Sisseton Wahpeton College looking toward bright future (fwd)

Phil CashCash cashcash at EMAIL.ARIZONA.EDU
Sun Jan 18 10:34:40 UTC 2004


Sisseton Wahpeton College looking toward bright future
School in midst of remodeling project, massive campus expansion

By Mike Corpos
American News Writer
http://www.aberdeennews.com/mld/aberdeennews/news/7740532.htm

Building projects and program improvements mean a high-tech learning
environment is taking shape for students at one South Dakota tribal
college.

The ongoing work to the infrastructure and educational approach at
Sisseton Wahpeton College carries a price tag of more than $2 million
and will hopefully result in academic achievement and more students
attending there.

The Sisseton school is in the midst of a massive campus expansion and
remodeling project, said the college's director of development, Pam
Wynia.

"We're working right now on the whole campus," Wynia said. "It started
with a 12,000-foot addition to our original building."

That $977,800 addition, Wynia said, increased classroom space and
allowed for faculty members to have individual offices. It was
completed last year and marked the first time since the college opened
in 1979 that its facilities were improved.

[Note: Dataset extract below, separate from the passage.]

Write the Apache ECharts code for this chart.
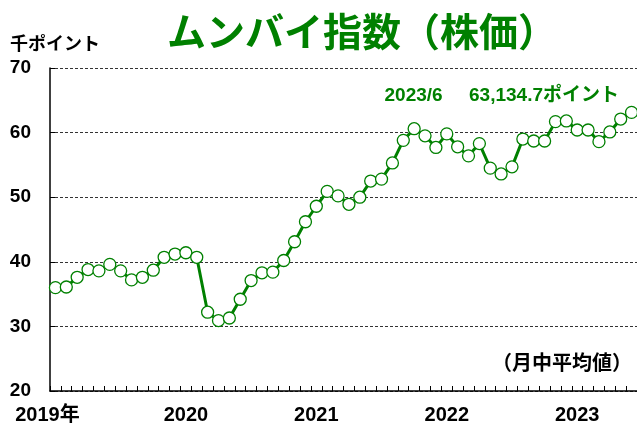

The addition also includes a student lounge, alternative study area to
the library and Early Childhood Center.

"It gives the students a place where they can gather and make a little
noise or study in groups, since you have to be so quiet in the
library," Wynia said about the addition. "We try to foster a family
type of atmosphere since so many of our students are tribal, and for
them their first priority is always family. This gives them a place
where they can feel at home."

Wynia said the school is working to make it so the infrastructure of the
school is not a factor, so that students don't have to worry about
going to school in classrooms without amenities such as air
conditioning.

Wynia also said, with recent grant funding, the school has been able to
update much of its technology to include state-of-the-art computers,
software and classrooms.

Perhaps the most notable project on the campus is the construction of
the new $1.6 million vocational education building.

The 13,831-square-foot two-story building will allow the college to add
classes such as carpentry, electronics, plumbing, jewelry-making and
home economics.

When finished, the new building, which was designed by Aberdeen's Vic
Runnels and Dean Marske, will look like a giant drum surrounded by four
singers.

The building will house classrooms, a smart lab with enough computers
for each student in the room, and the school's vocational training
programs.

The roof of the building was designed to hold about 300 people and could
be used for banquets and graduations, while the interior will be used
to build pre-fabricated single-family houses indoors. The homes will be
lifted out of the building via an overhead door.

During the next few weeks, the new building will begin to take shape.

"Suddenly we will go from a hole in the ground to having a building,"
Wynia said.

The concrete foundation is currently in place and the walls, being built
off-site, will be delivered later this week. The building is expected
to be completed by July 4, when a dedication ceremony is planned.

But construction is not the only way the school is looking to grow.

New programs are being added and some of the college's existing programs
are being updated.

The South Dakota State Nursing Board voted unanimously to reinstate the
college's Licensed Practical Nursing Program on an interim basis last
January, and the program will be considered for permanent approval
after the first two classes graduate.

Wynia said the school is trying to expand the Early Childhood Center's
Dakota Language immersion program to include adults, and further a slow
revitalization of the Dakota language. It's feared the dialect will
become extinct if not made available to tribal members.

"Currently most of the people who speak the language are over the age of
55," Wynia said. "We're starting to see a bit of a resurgence, and now
is the time it needs to happen, before (we lose the people who speak
it)."

Overall, the college has seen a significant increase in enrollment in
recent years - 25 percent from spring 2001 to fall 2001. That put the
school's enrollment at around 290, which has remained steady since.

Wynia said she hopes the improvements at the campus will further
increase the number of students being educated there.